Aim:
Retype exactly what runs from the first line of the data to the line with "from matplotlib.patches import Rectangle", keeping both of those lines and skipping pictures.

==============================

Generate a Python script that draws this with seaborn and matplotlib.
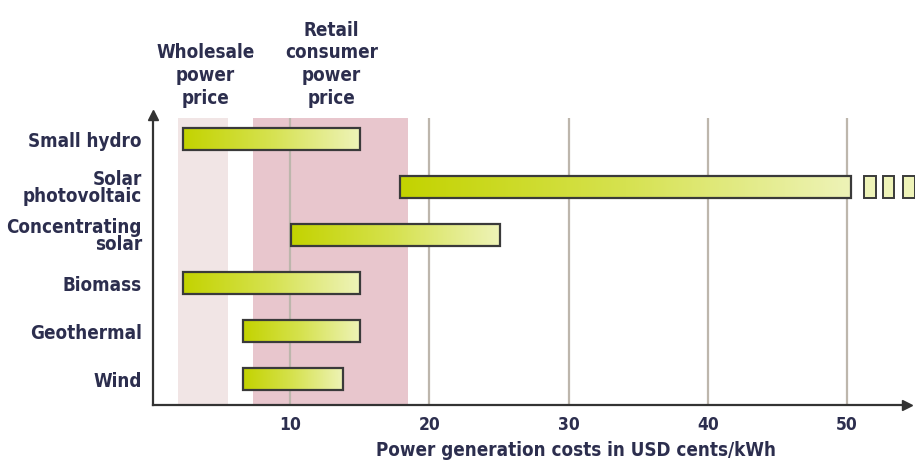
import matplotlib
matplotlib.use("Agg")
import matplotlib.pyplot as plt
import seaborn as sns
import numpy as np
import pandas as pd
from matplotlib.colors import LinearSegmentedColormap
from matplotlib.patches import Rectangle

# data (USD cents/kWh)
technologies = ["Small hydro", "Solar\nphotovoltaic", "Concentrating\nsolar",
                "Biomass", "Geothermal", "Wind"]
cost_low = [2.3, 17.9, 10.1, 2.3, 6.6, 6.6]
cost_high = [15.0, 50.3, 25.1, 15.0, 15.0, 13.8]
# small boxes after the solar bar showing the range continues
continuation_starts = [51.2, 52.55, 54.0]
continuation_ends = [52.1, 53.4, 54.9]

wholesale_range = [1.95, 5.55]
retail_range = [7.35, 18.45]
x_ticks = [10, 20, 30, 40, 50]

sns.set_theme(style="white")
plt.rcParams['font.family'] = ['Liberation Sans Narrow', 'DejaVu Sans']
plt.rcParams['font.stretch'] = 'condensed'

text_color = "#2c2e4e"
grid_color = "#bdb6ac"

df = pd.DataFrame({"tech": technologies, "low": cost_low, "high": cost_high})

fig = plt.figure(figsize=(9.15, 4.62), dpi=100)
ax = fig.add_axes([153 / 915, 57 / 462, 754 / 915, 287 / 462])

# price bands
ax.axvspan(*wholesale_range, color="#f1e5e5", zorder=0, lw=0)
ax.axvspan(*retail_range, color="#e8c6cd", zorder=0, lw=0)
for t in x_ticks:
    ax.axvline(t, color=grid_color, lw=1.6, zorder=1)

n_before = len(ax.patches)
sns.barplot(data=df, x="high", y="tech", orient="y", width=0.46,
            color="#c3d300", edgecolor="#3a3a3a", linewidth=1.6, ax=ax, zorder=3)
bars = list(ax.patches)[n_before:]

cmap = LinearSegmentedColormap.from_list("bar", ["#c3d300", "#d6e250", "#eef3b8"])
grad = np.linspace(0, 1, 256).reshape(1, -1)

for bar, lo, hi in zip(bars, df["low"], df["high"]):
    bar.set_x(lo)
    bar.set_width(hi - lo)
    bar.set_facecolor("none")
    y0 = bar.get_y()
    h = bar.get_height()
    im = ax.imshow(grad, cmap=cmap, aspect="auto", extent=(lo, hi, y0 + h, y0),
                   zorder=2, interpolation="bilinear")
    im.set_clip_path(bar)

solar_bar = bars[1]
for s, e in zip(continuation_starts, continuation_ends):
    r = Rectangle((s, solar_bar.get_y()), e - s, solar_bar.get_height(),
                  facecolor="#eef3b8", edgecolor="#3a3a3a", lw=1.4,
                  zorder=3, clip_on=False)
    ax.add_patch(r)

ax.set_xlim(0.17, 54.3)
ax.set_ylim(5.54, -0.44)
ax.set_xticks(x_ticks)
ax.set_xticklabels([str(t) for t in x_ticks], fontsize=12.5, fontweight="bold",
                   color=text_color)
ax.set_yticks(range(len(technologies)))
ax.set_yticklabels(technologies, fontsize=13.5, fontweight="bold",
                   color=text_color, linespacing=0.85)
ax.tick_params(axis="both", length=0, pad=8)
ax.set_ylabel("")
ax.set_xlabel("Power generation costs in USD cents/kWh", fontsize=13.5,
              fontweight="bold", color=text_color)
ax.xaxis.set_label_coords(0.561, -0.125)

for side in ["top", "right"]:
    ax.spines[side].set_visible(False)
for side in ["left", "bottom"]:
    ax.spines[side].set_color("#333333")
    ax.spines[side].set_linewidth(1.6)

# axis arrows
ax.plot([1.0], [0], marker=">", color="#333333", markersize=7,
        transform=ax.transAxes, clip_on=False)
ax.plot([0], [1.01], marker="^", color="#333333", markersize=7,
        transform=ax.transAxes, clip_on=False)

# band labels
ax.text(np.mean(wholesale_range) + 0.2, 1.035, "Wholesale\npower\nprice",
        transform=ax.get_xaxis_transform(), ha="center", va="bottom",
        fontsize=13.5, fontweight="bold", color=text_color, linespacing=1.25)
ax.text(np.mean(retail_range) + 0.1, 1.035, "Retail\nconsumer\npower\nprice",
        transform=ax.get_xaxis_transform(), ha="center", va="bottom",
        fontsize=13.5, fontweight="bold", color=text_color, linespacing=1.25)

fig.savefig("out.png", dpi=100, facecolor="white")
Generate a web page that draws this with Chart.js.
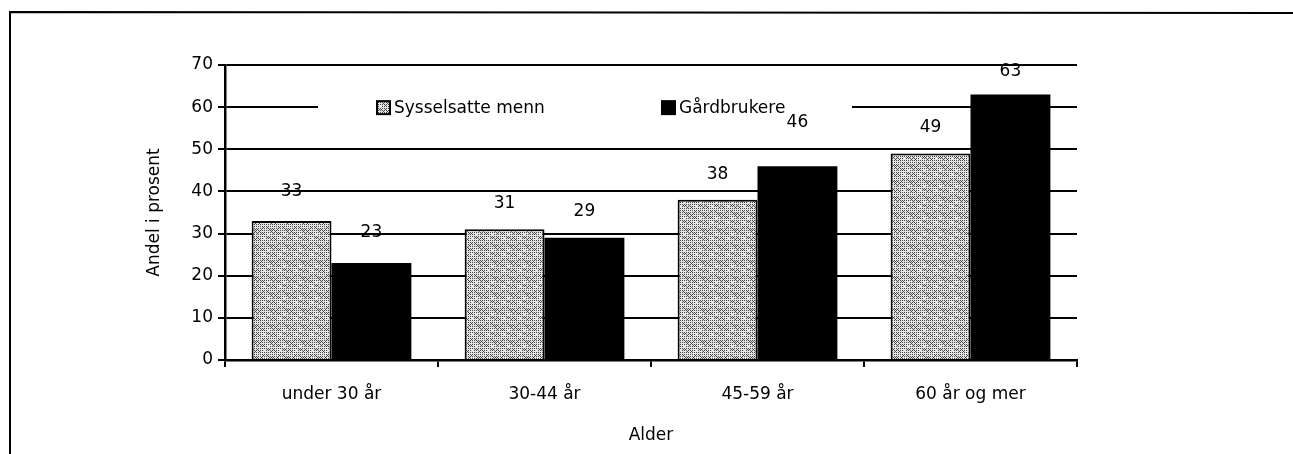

==============================

Exercise answer:
Generate a Python script that draws this with seaborn and matplotlib.
import matplotlib
matplotlib.use("Agg")
import matplotlib.pyplot as plt
import seaborn as sns
import numpy as np
import pandas as pd
from matplotlib.colors import LinearSegmentedColormap
from matplotlib.patches import Rectangle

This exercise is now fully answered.